INSTRUCTIONS TO FOLLOW:
Please write out the lines of the data exactly, beginning with the first and ending with the line containing "y_minor = [10, 30, 50, 70, 90, 110, 130, 150]"; leave the pictures behind.

------ INFORMATION PROVIDED ------

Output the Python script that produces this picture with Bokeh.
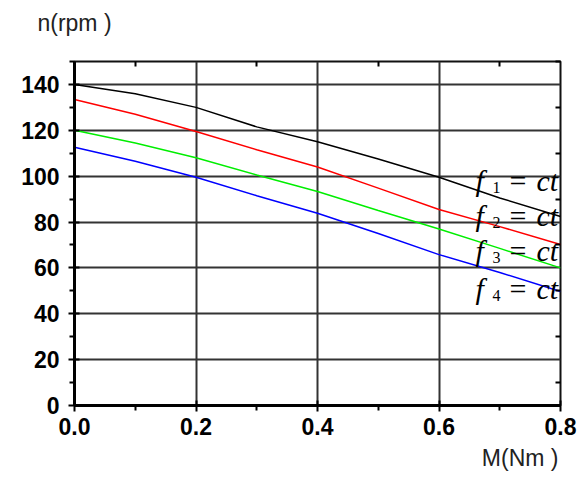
from bokeh.plotting import figure
from bokeh.models import Range1d, FixedTicker, LinearAxis, Label, PrintfTickFormatter, Title
from bokeh.embed import file_html
from bokeh.resources import INLINE

# ---- data ----
torque = [0.0, 0.1, 0.2, 0.3, 0.4, 0.5, 0.6, 0.7, 0.8]
speed_f1 = [140, 135.9, 130, 121.5, 115, 107.5, 99.5, 90.5, 82.4]
speed_f2 = [133.4, 127, 119.5, 111.5, 104, 94.8, 85.5, 78, 70.2]
speed_f3 = [120, 114.5, 108, 100.5, 93.3, 85, 77, 68.5, 60]
speed_f4 = [112.6, 106.5, 99.5, 91.5, 83.8, 75, 65.8, 58, 49.7]
series_colors = ["black", "#ff0000", "#00ee00", "#0000ff"]
series_index = ["1", "2", "3", "4"]
label_y = [98, 82.7, 67.4, 51]
label_x = 0.66
x_ticks = [0.0, 0.2, 0.4, 0.6, 0.8]
x_minor = [0.1, 0.3, 0.5, 0.7]
y_ticks = [0, 20, 40, 60, 80, 100, 120, 140]
y_minor = [10, 30, 50, 70, 90, 110, 130, 150]

p = figure(width=583, height=480, output_backend="svg", toolbar_location=None,
           x_range=Range1d(0, 0.8), y_range=Range1d(0, 150),
           min_border_left=74, min_border_right=23, min_border_top=61, min_border_bottom=75)
p.background_fill_color = "white"
p.border_fill_color = "white"
p.outline_line_color = "#111111"
p.outline_line_width = 2

for ys, c in zip([speed_f1, speed_f2, speed_f3, speed_f4], series_colors):
    p.line(torque, ys, line_color=c, line_width=1.5)

p.xaxis.ticker = FixedTicker(ticks=x_ticks, minor_ticks=x_minor)
p.yaxis.ticker = FixedTicker(ticks=y_ticks, minor_ticks=y_minor)
p.xaxis.formatter = PrintfTickFormatter(format="%.1f")
p.xgrid.ticker = FixedTicker(ticks=x_ticks)
p.ygrid.ticker = FixedTicker(ticks=y_ticks)
for g in (p.xgrid, p.ygrid):
    g.grid_line_color = "#333333"
    g.grid_line_width = 2

for ax in (p.xaxis, p.yaxis):
    ax.axis_line_width = 3
    ax.axis_line_color = "black"
    ax.major_tick_line_width = 2
    ax.minor_tick_line_width = 2
    ax.major_tick_in = 5
    ax.major_tick_out = 6
    ax.minor_tick_in = 0
    ax.minor_tick_out = 5
    ax.major_label_text_font = "Liberation Sans"
    ax.major_label_text_font_size = "23px"
    ax.major_label_text_font_style = "bold"
    ax.major_label_text_color = "black"
p.yaxis.major_label_standoff = 9
p.xaxis.major_label_standoff = 6

# top and right borders with inward minor ticks only
top = LinearAxis(ticker=FixedTicker(ticks=[], minor_ticks=x_minor),
                 axis_line_color=None, major_tick_in=0, major_tick_out=0,
                 minor_tick_in=5, minor_tick_out=0, minor_tick_line_width=2,
                 major_label_standoff=0)
right = LinearAxis(ticker=FixedTicker(ticks=[], minor_ticks=y_minor),
                   axis_line_color=None, major_tick_in=0, major_tick_out=0,
                   minor_tick_in=5, minor_tick_out=0, minor_tick_line_width=2,
                   major_label_standoff=0)

# y title "n(rpm)" as the top axis label, centred over the left edge
top.axis_label = "n(rpm )"
top.axis_label_text_font = "Liberation Sans"
top.axis_label_text_font_size = "23px"
top.axis_label_text_font_style = "normal"
top.axis_label_text_color = "#222222"
top.axis_label_standoff = 26
if "axis_label_align" in top.properties():
    top.axis_label_align = "start"
p.add_layout(top, "above")
p.add_layout(right, "right")

# empty spacer axis below the x axis, then the x title "M(Nm)" right aligned
spacer = LinearAxis(ticker=FixedTicker(ticks=[], minor_ticks=[]),
                    axis_line_color=None, major_tick_in=0, major_tick_out=9,
                    minor_tick_in=0, minor_tick_out=0, major_label_standoff=0)
p.add_layout(spacer, "below")
xt = Title(text="M(Nm )", align="right", offset=2, text_font="Liberation Sans",
           text_font_size="23px", text_font_style="normal", text_color="#222222")
p.add_layout(xt, "below")

# curve labels f_i = ct
for yv, idx in zip(label_y, series_index):
    p.add_layout(Label(x=label_x, y=yv, text="f", text_font="Liberation Serif",
                       text_font_style="italic", text_font_size="30px", text_color="black",
                       text_baseline="alphabetic", text_align="left"))
    p.add_layout(Label(x=label_x, y=yv, x_offset=17, y_offset=-7, text=idx,
                       text_font="Liberation Serif", text_font_size="16px", text_color="black",
                       text_baseline="alphabetic", text_align="left"))
    p.add_layout(Label(x=label_x, y=yv, x_offset=34, text="=",
                       text_font="Liberation Serif", text_font_size="30px", text_color="black",
                       text_baseline="alphabetic", text_align="left"))
    p.add_layout(Label(x=label_x, y=yv, x_offset=61, text="ct",
                       text_font="Liberation Serif", text_font_style="italic", text_color="black",
                       text_font_size="30px", text_baseline="alphabetic", text_align="left"))

open("out.html", "w").write(file_html(p, INLINE))
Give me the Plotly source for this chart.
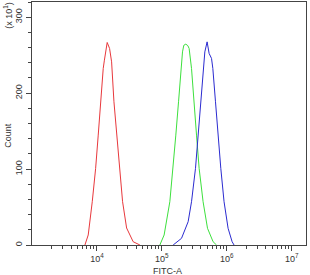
import plotly.graph_objects as go

# FITC-A intensity (linear values) and counts (displayed in units of x10)
red_x = [6531, 7345, 8472, 9550, 10471, 11402, 12503, 13032, 14388, 15668,
         16827, 18281, 20091, 22029, 24831, 28642, 36141, 45920]
red_y = [0, 13.2, 57.0, 100.9, 144.7, 188.6, 232.5, 243.4, 266.7, 258.8,
         241.2, 188.6, 144.7, 100.9, 57.0, 22.4, 4.3, 0]

green_x = [93111, 108393, 132739, 149279, 164059, 180717, 195884, 207970, 217771,
           233884, 251189, 263027, 286418, 310456, 341979, 374973, 431519,
           504661, 615177, 695024]
green_y = [0, 13.2, 57.0, 100.9, 144.7, 188.6, 232.5, 254.3, 263.0, 264.5,
           262.5, 258.8, 232.5, 188.6, 144.7, 100.9, 57.0, 22.0, 4.3, 0]

blue_x = [149279, 200909, 254097, 286418, 329610, 361410, 398107, 431519, 459198,
          497737, 534564, 582103, 609537, 669885, 734514, 809096, 907821,
          1047129, 1207814, 1294196]
blue_y = [0, 8.8, 30.7, 57.0, 100.9, 144.7, 188.6, 232.5, 254.3, 267.5,
          252.2, 245.7, 232.5, 188.6, 144.7, 100.9, 57.0, 22.0, 4.3, 0]

x_major = [1e4, 1e5, 1e6, 1e7]
x_major_text = ["10<sup>4</sup>", "10<sup>5</sup>", "10<sup>6</sup>", "10<sup>7</sup>"]
x_minor = [m * 10 ** d for d in range(3, 8) for m in range(2, 10) if m * 10 ** d < 1.6e7]
y_major = [0, 100, 200, 300]
y_minor = list(range(0, 321, 20))

fig = go.Figure()
fig.add_trace(go.Scatter(x=red_x, y=red_y, mode="lines",
                         line=dict(color="#e8383c", width=1)))
fig.add_trace(go.Scatter(x=green_x, y=green_y, mode="lines",
                         line=dict(color="#3de03d", width=1)))
fig.add_trace(go.Scatter(x=blue_x, y=blue_y, mode="lines",
                         line=dict(color="#2b2bd0", width=1)))

axis_font = dict(family="Liberation Sans, Arial, sans-serif", size=9, color="#333")

fig.update_layout(
    width=310, height=275,
    margin=dict(l=32, r=4, t=2, b=30),
    paper_bgcolor="white", plot_bgcolor="white",
    showlegend=False,
    xaxis=dict(type="log", range=[3, 7.22], showgrid=False, zeroline=False,
               showline=True, linecolor="#444", linewidth=1, mirror=True,
               ticks="outside", ticklen=5, tickcolor="#444",
               tickmode="array", tickvals=x_major, ticktext=x_major_text,
               tickfont=axis_font,
               minor=dict(ticks="outside", ticklen=3, tickcolor="#444",
                          tickmode="array", tickvals=x_minor)),
    yaxis=dict(range=[0, 320], showgrid=False, zeroline=False,
               showline=True, linecolor="#444", linewidth=1, mirror=True,
               ticks="outside", ticklen=5, tickcolor="#444",
               tickmode="array", tickvals=y_major,
               ticktext=[str(v) for v in y_major],
               tickangle=-90, tickfont=axis_font,
               minor=dict(ticks="outside", ticklen=3, tickcolor="#444",
                          tickmode="array", tickvals=y_minor)),
    annotations=[
        dict(text="FITC-A", xref="paper", yref="paper", x=0.496, y=-0.108,
             showarrow=False, xanchor="center", yanchor="middle",
             font=axis_font),
        dict(text="Count", xref="paper", yref="paper", x=-0.088, y=0.453,
             showarrow=False, xanchor="center", yanchor="middle",
             textangle=-90, font=axis_font),
        dict(text="(x 10<sup>1</sup>)", xref="paper", yref="paper", x=-0.088, y=0.947,
             showarrow=False, xanchor="center", yanchor="middle",
             textangle=-90, font=axis_font),
    ],
)

fig.write_html("out.html")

------

RESULT OF THE EXERCISE:
Output the Python script that produces this picture with Bokeh.
from bokeh.plotting import figure
from bokeh.models import Range1d, FixedTicker, LinearAxis, Label, PrintfTickFormatter, Title
from bokeh.embed import file_html
from bokeh.resources import INLINE

# ---- data ----
torque = [0.0, 0.1, 0.2, 0.3, 0.4, 0.5, 0.6, 0.7, 0.8]
speed_f1 = [140, 135.9, 130, 121.5, 115, 107.5, 99.5, 90.5, 82.4]
speed_f2 = [133.4, 127, 119.5, 111.5, 104, 94.8, 85.5, 78, 70.2]
speed_f3 = [120, 114.5, 108, 100.5, 93.3, 85, 77, 68.5, 60]
speed_f4 = [112.6, 106.5, 99.5, 91.5, 83.8, 75, 65.8, 58, 49.7]
series_colors = ["black", "#ff0000", "#00ee00", "#0000ff"]
series_index = ["1", "2", "3", "4"]
label_y = [98, 82.7, 67.4, 51]
label_x = 0.66
x_ticks = [0.0, 0.2, 0.4, 0.6, 0.8]
x_minor = [0.1, 0.3, 0.5, 0.7]
y_ticks = [0, 20, 40, 60, 80, 100, 120, 140]
y_minor = [10, 30, 50, 70, 90, 110, 130, 150]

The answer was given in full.